Plotting code records
▼
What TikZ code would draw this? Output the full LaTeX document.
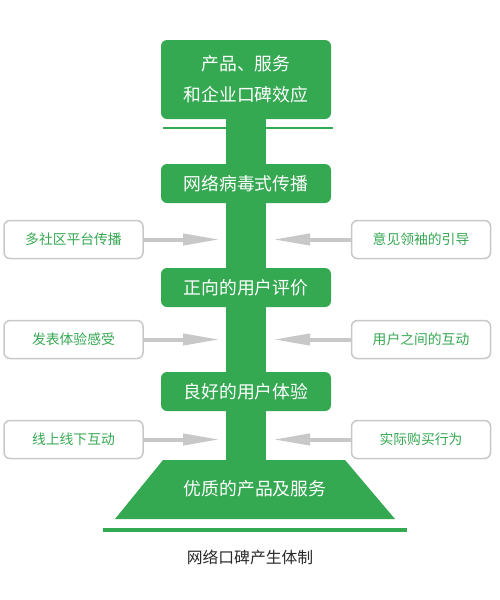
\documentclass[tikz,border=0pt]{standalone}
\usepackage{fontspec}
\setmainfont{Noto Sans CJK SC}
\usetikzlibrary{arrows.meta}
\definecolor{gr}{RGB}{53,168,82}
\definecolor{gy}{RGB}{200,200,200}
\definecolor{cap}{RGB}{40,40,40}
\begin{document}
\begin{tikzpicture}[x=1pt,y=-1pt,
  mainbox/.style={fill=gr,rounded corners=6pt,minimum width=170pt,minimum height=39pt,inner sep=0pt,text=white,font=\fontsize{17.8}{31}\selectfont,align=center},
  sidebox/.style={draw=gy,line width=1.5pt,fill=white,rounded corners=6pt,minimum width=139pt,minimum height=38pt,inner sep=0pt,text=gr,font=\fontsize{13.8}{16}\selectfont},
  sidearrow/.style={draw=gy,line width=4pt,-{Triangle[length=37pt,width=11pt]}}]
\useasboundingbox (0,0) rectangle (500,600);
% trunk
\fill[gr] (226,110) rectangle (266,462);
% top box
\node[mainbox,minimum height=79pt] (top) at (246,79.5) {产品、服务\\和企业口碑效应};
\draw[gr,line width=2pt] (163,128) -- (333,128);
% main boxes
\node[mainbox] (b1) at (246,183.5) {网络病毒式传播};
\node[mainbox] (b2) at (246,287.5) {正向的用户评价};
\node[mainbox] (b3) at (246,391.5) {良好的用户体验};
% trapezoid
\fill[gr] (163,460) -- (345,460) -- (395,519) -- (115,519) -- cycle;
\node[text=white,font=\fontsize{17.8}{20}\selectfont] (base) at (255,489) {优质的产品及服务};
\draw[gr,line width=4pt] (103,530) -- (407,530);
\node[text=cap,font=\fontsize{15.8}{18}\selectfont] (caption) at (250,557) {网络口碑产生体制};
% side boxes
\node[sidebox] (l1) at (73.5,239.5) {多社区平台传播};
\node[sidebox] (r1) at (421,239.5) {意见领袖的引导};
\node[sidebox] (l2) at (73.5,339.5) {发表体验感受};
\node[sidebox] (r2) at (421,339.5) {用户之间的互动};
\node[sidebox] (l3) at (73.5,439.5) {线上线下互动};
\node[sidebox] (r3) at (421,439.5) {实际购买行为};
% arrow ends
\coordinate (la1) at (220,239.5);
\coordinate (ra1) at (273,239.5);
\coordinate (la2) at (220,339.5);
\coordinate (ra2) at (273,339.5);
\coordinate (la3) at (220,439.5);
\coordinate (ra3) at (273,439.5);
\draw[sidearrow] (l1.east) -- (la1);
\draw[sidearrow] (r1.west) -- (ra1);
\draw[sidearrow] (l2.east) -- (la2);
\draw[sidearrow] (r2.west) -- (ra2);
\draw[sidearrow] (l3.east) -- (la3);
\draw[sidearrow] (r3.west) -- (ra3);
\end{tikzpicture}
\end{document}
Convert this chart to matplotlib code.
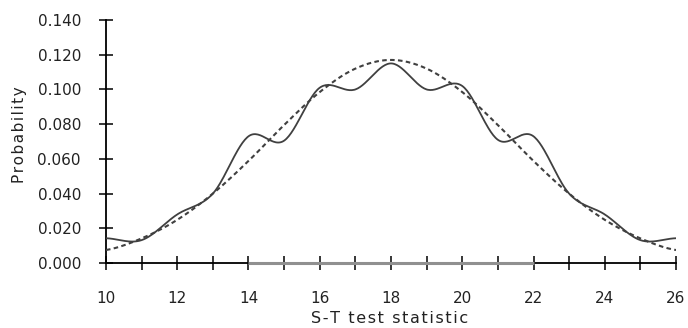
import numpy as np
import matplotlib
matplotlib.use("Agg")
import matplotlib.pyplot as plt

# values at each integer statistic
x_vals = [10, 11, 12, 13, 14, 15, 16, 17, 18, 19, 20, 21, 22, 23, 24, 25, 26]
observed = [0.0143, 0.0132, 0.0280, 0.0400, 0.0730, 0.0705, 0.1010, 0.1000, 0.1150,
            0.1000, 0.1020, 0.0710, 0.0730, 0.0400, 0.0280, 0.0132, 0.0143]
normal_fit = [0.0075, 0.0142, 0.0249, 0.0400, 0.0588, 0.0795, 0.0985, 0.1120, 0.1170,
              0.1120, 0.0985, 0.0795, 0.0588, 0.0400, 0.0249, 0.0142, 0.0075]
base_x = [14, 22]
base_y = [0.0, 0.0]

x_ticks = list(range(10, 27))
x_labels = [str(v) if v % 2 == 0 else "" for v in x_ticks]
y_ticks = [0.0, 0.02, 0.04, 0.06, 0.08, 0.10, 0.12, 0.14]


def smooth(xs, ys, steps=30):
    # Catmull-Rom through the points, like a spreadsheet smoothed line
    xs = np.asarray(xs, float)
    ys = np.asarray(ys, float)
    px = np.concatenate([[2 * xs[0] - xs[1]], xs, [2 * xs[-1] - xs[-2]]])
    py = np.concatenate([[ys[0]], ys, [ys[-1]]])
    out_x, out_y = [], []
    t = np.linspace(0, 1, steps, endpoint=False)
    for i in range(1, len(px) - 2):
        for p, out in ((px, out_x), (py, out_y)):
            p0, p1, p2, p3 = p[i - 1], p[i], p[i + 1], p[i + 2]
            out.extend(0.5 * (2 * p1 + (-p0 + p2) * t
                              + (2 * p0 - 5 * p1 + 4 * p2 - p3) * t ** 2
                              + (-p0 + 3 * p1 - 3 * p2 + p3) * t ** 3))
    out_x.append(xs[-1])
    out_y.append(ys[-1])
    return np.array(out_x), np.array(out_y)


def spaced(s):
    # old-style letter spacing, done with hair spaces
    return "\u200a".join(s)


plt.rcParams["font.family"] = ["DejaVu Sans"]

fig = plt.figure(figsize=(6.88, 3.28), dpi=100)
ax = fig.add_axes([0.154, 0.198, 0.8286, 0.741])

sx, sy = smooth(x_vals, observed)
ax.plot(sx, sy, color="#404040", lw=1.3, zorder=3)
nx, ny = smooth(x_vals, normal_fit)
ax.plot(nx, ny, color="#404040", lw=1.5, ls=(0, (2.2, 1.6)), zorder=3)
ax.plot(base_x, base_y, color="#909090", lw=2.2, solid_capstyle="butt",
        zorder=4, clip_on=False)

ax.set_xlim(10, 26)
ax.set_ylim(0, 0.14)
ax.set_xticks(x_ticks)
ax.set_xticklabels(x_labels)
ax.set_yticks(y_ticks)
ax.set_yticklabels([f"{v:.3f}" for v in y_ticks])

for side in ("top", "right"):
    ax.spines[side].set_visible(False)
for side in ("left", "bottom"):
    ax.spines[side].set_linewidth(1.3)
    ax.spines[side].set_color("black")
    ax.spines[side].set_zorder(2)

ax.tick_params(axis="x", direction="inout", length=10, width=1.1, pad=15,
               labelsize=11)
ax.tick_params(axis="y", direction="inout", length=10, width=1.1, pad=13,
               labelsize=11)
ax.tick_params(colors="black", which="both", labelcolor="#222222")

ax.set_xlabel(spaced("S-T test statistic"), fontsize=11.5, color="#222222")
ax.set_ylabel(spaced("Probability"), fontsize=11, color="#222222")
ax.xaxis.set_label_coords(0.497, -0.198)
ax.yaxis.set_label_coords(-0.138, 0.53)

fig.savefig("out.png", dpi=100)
▲
**WHAT IS ASKED**:
The records above need to be restated word for word, with the pictures left out.

**RESPONSE TO THIS TASK**:
What TikZ code would draw this? Output the full LaTeX document.
\documentclass[tikz,border=0pt]{standalone}
\usepackage{fontspec}
\setmainfont{Noto Sans CJK SC}
\usetikzlibrary{arrows.meta}
\definecolor{gr}{RGB}{53,168,82}
\definecolor{gy}{RGB}{200,200,200}
\definecolor{cap}{RGB}{40,40,40}
\begin{document}
\begin{tikzpicture}[x=1pt,y=-1pt,
  mainbox/.style={fill=gr,rounded corners=6pt,minimum width=170pt,minimum height=39pt,inner sep=0pt,text=white,font=\fontsize{17.8}{31}\selectfont,align=center},
  sidebox/.style={draw=gy,line width=1.5pt,fill=white,rounded corners=6pt,minimum width=139pt,minimum height=38pt,inner sep=0pt,text=gr,font=\fontsize{13.8}{16}\selectfont},
  sidearrow/.style={draw=gy,line width=4pt,-{Triangle[length=37pt,width=11pt]}}]
\useasboundingbox (0,0) rectangle (500,600);
% trunk
\fill[gr] (226,110) rectangle (266,462);
% top box
\node[mainbox,minimum height=79pt] (top) at (246,79.5) {产品、服务\\和企业口碑效应};
\draw[gr,line width=2pt] (163,128) -- (333,128);
% main boxes
\node[mainbox] (b1) at (246,183.5) {网络病毒式传播};
\node[mainbox] (b2) at (246,287.5) {正向的用户评价};
\node[mainbox] (b3) at (246,391.5) {良好的用户体验};
% trapezoid
\fill[gr] (163,460) -- (345,460) -- (395,519) -- (115,519) -- cycle;
\node[text=white,font=\fontsize{17.8}{20}\selectfont] (base) at (255,489) {优质的产品及服务};
\draw[gr,line width=4pt] (103,530) -- (407,530);
\node[text=cap,font=\fontsize{15.8}{18}\selectfont] (caption) at (250,557) {网络口碑产生体制};
% side boxes
\node[sidebox] (l1) at (73.5,239.5) {多社区平台传播};
\node[sidebox] (r1) at (421,239.5) {意见领袖的引导};
\node[sidebox] (l2) at (73.5,339.5) {发表体验感受};
\node[sidebox] (r2) at (421,339.5) {用户之间的互动};
\node[sidebox] (l3) at (73.5,439.5) {线上线下互动};
\node[sidebox] (r3) at (421,439.5) {实际购买行为};
% arrow ends
\coordinate (la1) at (220,239.5);
\coordinate (ra1) at (273,239.5);
\coordinate (la2) at (220,339.5);
\coordinate (ra2) at (273,339.5);
\coordinate (la3) at (220,439.5);
\coordinate (ra3) at (273,439.5);
\draw[sidearrow] (l1.east) -- (la1);
\draw[sidearrow] (r1.west) -- (ra1);
\draw[sidearrow] (l2.east) -- (la2);
\draw[sidearrow] (r2.west) -- (ra2);
\draw[sidearrow] (l3.east) -- (la3);
\draw[sidearrow] (r3.west) -- (ra3);
\end{tikzpicture}
\end{document}
Convert this chart to matplotlib code.
import numpy as np
import matplotlib
matplotlib.use("Agg")
import matplotlib.pyplot as plt

# values at each integer statistic
x_vals = [10, 11, 12, 13, 14, 15, 16, 17, 18, 19, 20, 21, 22, 23, 24, 25, 26]
observed = [0.0143, 0.0132, 0.0280, 0.0400, 0.0730, 0.0705, 0.1010, 0.1000, 0.1150,
            0.1000, 0.1020, 0.0710, 0.0730, 0.0400, 0.0280, 0.0132, 0.0143]
normal_fit = [0.0075, 0.0142, 0.0249, 0.0400, 0.0588, 0.0795, 0.0985, 0.1120, 0.1170,
              0.1120, 0.0985, 0.0795, 0.0588, 0.0400, 0.0249, 0.0142, 0.0075]
base_x = [14, 22]
base_y = [0.0, 0.0]

x_ticks = list(range(10, 27))
x_labels = [str(v) if v % 2 == 0 else "" for v in x_ticks]
y_ticks = [0.0, 0.02, 0.04, 0.06, 0.08, 0.10, 0.12, 0.14]


def smooth(xs, ys, steps=30):
    # Catmull-Rom through the points, like a spreadsheet smoothed line
    xs = np.asarray(xs, float)
    ys = np.asarray(ys, float)
    px = np.concatenate([[2 * xs[0] - xs[1]], xs, [2 * xs[-1] - xs[-2]]])
    py = np.concatenate([[ys[0]], ys, [ys[-1]]])
    out_x, out_y = [], []
    t = np.linspace(0, 1, steps, endpoint=False)
    for i in range(1, len(px) - 2):
        for p, out in ((px, out_x), (py, out_y)):
            p0, p1, p2, p3 = p[i - 1], p[i], p[i + 1], p[i + 2]
            out.extend(0.5 * (2 * p1 + (-p0 + p2) * t
                              + (2 * p0 - 5 * p1 + 4 * p2 - p3) * t ** 2
                              + (-p0 + 3 * p1 - 3 * p2 + p3) * t ** 3))
    out_x.append(xs[-1])
    out_y.append(ys[-1])
    return np.array(out_x), np.array(out_y)


def spaced(s):
    # old-style letter spacing, done with hair spaces
    return "\u200a".join(s)


plt.rcParams["font.family"] = ["DejaVu Sans"]

fig = plt.figure(figsize=(6.88, 3.28), dpi=100)
ax = fig.add_axes([0.154, 0.198, 0.8286, 0.741])

sx, sy = smooth(x_vals, observed)
ax.plot(sx, sy, color="#404040", lw=1.3, zorder=3)
nx, ny = smooth(x_vals, normal_fit)
ax.plot(nx, ny, color="#404040", lw=1.5, ls=(0, (2.2, 1.6)), zorder=3)
ax.plot(base_x, base_y, color="#909090", lw=2.2, solid_capstyle="butt",
        zorder=4, clip_on=False)

ax.set_xlim(10, 26)
ax.set_ylim(0, 0.14)
ax.set_xticks(x_ticks)
ax.set_xticklabels(x_labels)
ax.set_yticks(y_ticks)
ax.set_yticklabels([f"{v:.3f}" for v in y_ticks])

for side in ("top", "right"):
    ax.spines[side].set_visible(False)
for side in ("left", "bottom"):
    ax.spines[side].set_linewidth(1.3)
    ax.spines[side].set_color("black")
    ax.spines[side].set_zorder(2)

ax.tick_params(axis="x", direction="inout", length=10, width=1.1, pad=15,
               labelsize=11)
ax.tick_params(axis="y", direction="inout", length=10, width=1.1, pad=13,
               labelsize=11)
ax.tick_params(colors="black", which="both", labelcolor="#222222")

ax.set_xlabel(spaced("S-T test statistic"), fontsize=11.5, color="#222222")
ax.set_ylabel(spaced("Probability"), fontsize=11, color="#222222")
ax.xaxis.set_label_coords(0.497, -0.198)
ax.yaxis.set_label_coords(-0.138, 0.53)

fig.savefig("out.png", dpi=100)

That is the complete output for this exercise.